Currently, public bodies and government departments can refuse requests under the Act if the information would cost them £450 or £600 respectively to collate. Only the cost of tracking down the files and retrieving the data is included in that cost, at a notional £25 an hour. But the Lord Chancellor wants a new charging regime, which would include the time spent by ministers and officials deciding whether to release the information requested. That would effectively give every official carte blanche to play for time and to refuse any request that might prove embarrassing. Lord Falconer would also like the cost cap to apply across all requests made by one individual or organisation in a particular time-period. But it would be absurd to stop large media groups from making requests commensurate with their size.

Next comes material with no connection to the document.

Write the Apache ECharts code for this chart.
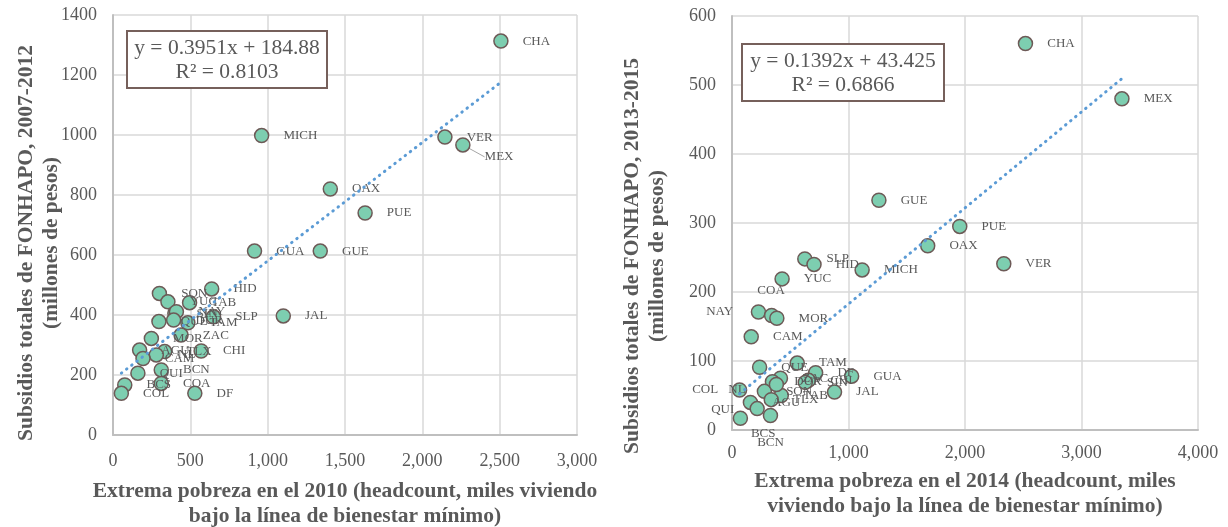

The Government’s plea is that it is overwhelmed, and that 5 per cent of all requests generate 45 per cent of the work. There is no doubt that some requests are purely mischief-making, and it is probably true that others could be better focused. But many are using the Act precisely as it was intended, to tilt the balance of power back towards the citizen. As we report today, the Information Commisioner is expected to emphasise this week that the Act already allows public bodies wide-ranging powers to dismiss vexatious requests. The law ain’t broke; there is no need to fix it. The savings that the Lord Chancellor expects to make up to £10 million are small change for government and minuscule compared with the amount of waste in public spending that FoI has already helped to expose.
It is clear that cost is not the real issue. But one reason that some requests have proved so time-consuming is that ministers have become more involved than was anticipated. An economic analysis commissioned by the Department for Constitutional Affairs recently found that as many as one in five requests was being personally considered by ministers. It is clearly up to ministers how carefully they monitor requests. But that must not become an excuse for curtailing the rights of citizens to hold them to account.
The tone of some media comment on this issue may make it sound as though the industry is beating the drum for itself. But 60 per cent of all requests made so far under Freedom of Information have come from private citizens. Some of these mothers obtaining secret reports on their local school, staff exposing abuse in care homes have vastly improved local lives.
There could be no better indication of just how the secrecy culture is embedded in Whitehall than the spectacle of the Attorney General, at the behest of the police, attempting to ban the media not only from reporting new revelations in the cash-for-honours inquiry, but reporting the existence of the ban. Whitehall prefers to operate in the dark; but citizens deserve daylight.